While I've never been part of a proper startup where you'd want advisors, I
have reached out to folks in general including those that have successfully
sold startups for large sums of money.

You'll get rejected. A lot. The vast majority just won't reply to you. Do NOT
take this personally.

Some will reply and give you an excuse (real or fake), 'hey, I'm busy with
this or trying to raise funding for something or my dog currently has diabetes
and we're trying to dial in his diet can I get back to you in X amount of
time' and chances are you can go ahead and write them off because in my
experience most aren't interested and just aren't the kind of person to flat
out tell you no. Again, don't take it personally.
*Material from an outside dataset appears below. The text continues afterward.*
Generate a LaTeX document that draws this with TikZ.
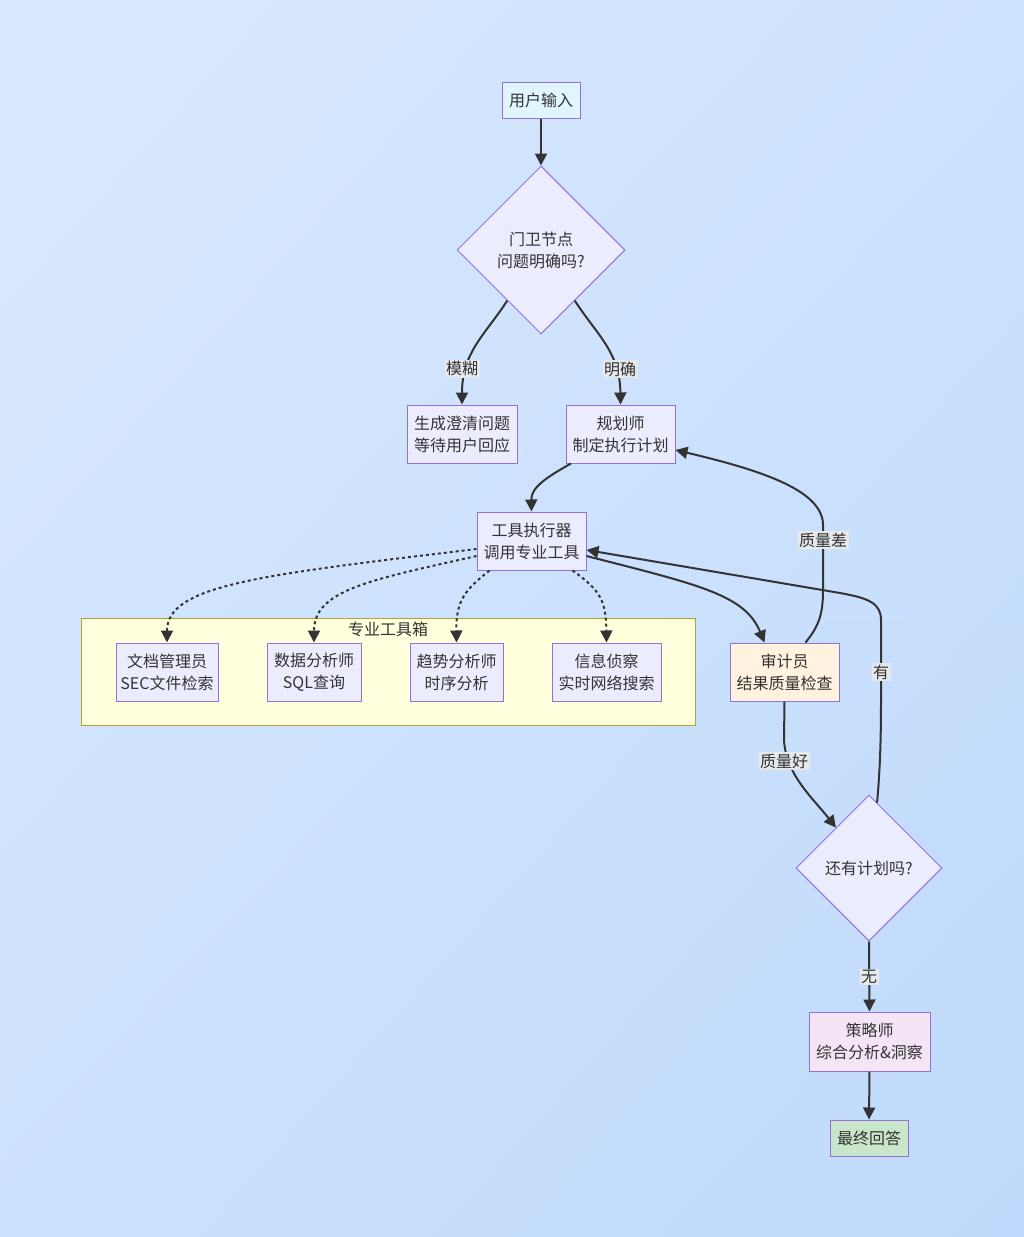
\documentclass[tikz,border=0pt]{standalone}
\usepackage{fontspec}
\setmainfont{Noto Sans CJK SC}
\usetikzlibrary{shapes.geometric,arrows.meta,calc,shadings}
\definecolor{bgA}{HTML}{DAE9FD}
\definecolor{bgB}{HTML}{CDE2FD}
\definecolor{bgC}{HTML}{CCE1FC}
\definecolor{bgD}{HTML}{BFDAFC}
\definecolor{nodefill}{HTML}{ECECFF}
\definecolor{nodeline}{HTML}{9370DB}
\definecolor{startfill}{HTML}{E1F5FE}
\definecolor{auditfill}{HTML}{FFF3E0}
\definecolor{stratfill}{HTML}{F3E5F5}
\definecolor{finalfill}{HTML}{C8E6C9}
\definecolor{clusterfill}{HTML}{FFFFDE}
\definecolor{clusterline}{HTML}{AAAA33}
\definecolor{textc}{HTML}{333333}
\definecolor{lblbg}{HTML}{E6E8EC}
\tikzset{
  base/.style={draw=nodeline, line width=1pt, fill=nodefill, text=textc, align=center,
    inner sep=0pt, font=\fontsize{16}{22}\selectfont},
  boxnode/.style={base, rectangle, minimum height=58pt},
  decision/.style={base, diamond, aspect=1},
  conn/.style={draw=textc, line width=2pt, -{Triangle[length=12pt,width=12pt]}},
  dotconn/.style={conn, dash pattern=on 3pt off 3pt},
  lbl/.style={fill=lblbg, inner sep=1.5pt, text=textc, font=\fontsize{16}{18}\selectfont},
}
\begin{document}
\begin{tikzpicture}[x=1pt,y=-1pt]
\shade[upper left=bgA, upper right=bgB, lower left=bgC, lower right=bgD] (0,0) rectangle (1024,1237);
\useasboundingbox (0,0) rectangle (1024,1237);

% cluster
\node[draw=clusterline, line width=1pt, fill=clusterfill, minimum width=614pt, minimum height=107pt, inner sep=0pt] (toolbox) at (388,671.5) {};
\node[text=textc, font=\fontsize{16}{18}\selectfont] (toolboxtitle) at (388,629) {专业工具箱};

% nodes
\node[boxnode, fill=startfill, minimum width=78pt, minimum height=36pt] (start) at (541,100) {用户输入};
\node[decision, minimum width=168pt, minimum height=168pt] (gate) at (541,250) {门卫节点\\问题明确吗?};
\node[boxnode, minimum width=110pt] (clarify) at (462,434) {生成澄清问题\\等待用户回应};
\node[boxnode, minimum width=109pt] (planner) at (620.5,434) {规划师\\制定执行计划};
\node[boxnode, minimum width=109pt] (exec) at (531.5,541) {工具执行器\\调用专业工具};
\node[boxnode, minimum width=102pt] (doc) at (167,672) {文档管理员\\SEC文件检索};
\node[boxnode, minimum width=94pt] (data) at (314,672) {数据分析师\\SQL查询};
\node[boxnode, minimum width=93pt] (trend) at (456.5,672) {趋势分析师\\时序分析};
\node[boxnode, minimum width=109pt] (recon) at (606.5,672) {信息侦察\\实时网络搜索};
\node[boxnode, fill=auditfill, minimum width=109pt] (audit) at (784.5,672) {审计员\\结果质量检查};
\node[decision, minimum width=146pt, minimum height=146pt] (more) at (869,868) {还有计划吗?};
\node[boxnode, fill=stratfill, minimum width=121pt, minimum height=59pt] (strat) at (869.5,1041.5) {策略师\\综合分析\&洞察};
\node[boxnode, fill=finalfill, minimum width=78pt, minimum height=36pt] (final) at (869,1138) {最终回答};

% connectors
\draw[conn] (start.south) -- (gate.north);
\draw[conn] ($(gate.south)!0.4!(gate.west)$) .. controls (485,335) and (462,352) .. (clarify.north);
\draw[conn] ($(gate.south)!0.4!(gate.east)$) .. controls (597,335) and (620,352) .. (planner.north);
\draw[conn] ($(planner.south west)!0.05!(planner.south east)$) .. controls (545,478) and (531,488) .. (exec.north);

\draw[dotconn] ($(exec.west)+(0,8)$) .. controls (260,575) and (167,585) .. (doc.north);
\draw[dotconn] ($(exec.west)+(0,15)$) .. controls (370,580) and (314,590) .. (data.north);
\draw[dotconn] ($(exec.south west)+(13,0)$) .. controls (465,590) and (456,600) .. (trend.north);
\draw[dotconn] ($(exec.south east)+(-14,0)$) .. controls (600,590) and (606,600) .. (recon.north);

\draw[conn] ($(exec.east)+(0,15)$) .. controls (700,585) and (745,595) .. ($(audit.north west)+(35,0)$);
\draw[conn] ($(audit.north west)+(76,0)$) .. controls (820,625) and (823,612) .. (823,590) -- (823,525)
  .. controls (823,490) and (760,470) .. ($(planner.east)+(0,16)$);
\draw[conn] (audit.south) -- (784,740) .. controls (786,775) and (812,797) .. ($(more.north)!0.45!(more.west)$);
\draw[conn] ($(more.north)!0.11!(more.east)$) .. controls (880,770) and (881,740) .. (881,700) -- (881,620)
  .. controls (881,603) and (868,598) .. (840,593) -- ($(exec.east)+(0,9)$);
\draw[conn] (more.south) -- (strat.north);
\draw[conn] (strat.south) -- (final.north);

% labels
\node[lbl] (lblvague) at (462,369) {模糊};
\node[lbl] (lblclear) at (620,369) {明确};
\node[lbl] (lblbad) at (823,540) {质量差};
\node[lbl] (lblgood) at (784,761) {质量好};
\node[lbl] (lblyes) at (881,672) {有};
\node[lbl] (lblno) at (869,977) {无};
\end{tikzpicture}
\end{document}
Eventually, unless you botch the contact emails, someone is going to reply. Be
cool. Read the email. Read it again. Read it again. Yeah, you read it right.
They replied favorably. BE. COOL. Digest what they said, think out your reply,
type it out and leave it as a draft. Come back to it a half hour later and
read it again, still sound good? Send it.

Keep your initial emails brief. "Hi Mr. Smith, I'm Ryan. I noticed that we had
these similar experiences/both had a passion in the same industry or
field/etc. I'm doing thing and I feel lost about other-thing. I'd really
appreciate if you have any time to point me in the right direction, I can make
myself available at any time to have a quick call or can send you more info
via email. I know you're very busy but I'd appreciate any time you can spare."

You don't have to go after a billionaire or even a multi millionaire. You can
just find someone working in the industry you are trying to do something in
and reach out, you'll probably get better response rates this way and will
likely find just as valuable (if not more so, a lot of successful start-up
founders will claim luck was most of their success). If you go for 'lower-
rung' people you can target people in your city and, ideally, offer to buy
them coffee or dinner if they'd talk to you in person for an hour. You can get
actionable information MUCH QUICKER in person.

>Any suggestions from the HN crowd to avoid wasting my time trying for find
someone?

If you spend 100 hours writing emails, LinkedIn messages and phone calls as
long as one person agrees to a chat, you've not wasted time.

Just remember, these people are probably far more busy than you are. Be
patient, be respectful, accept rejection and move on.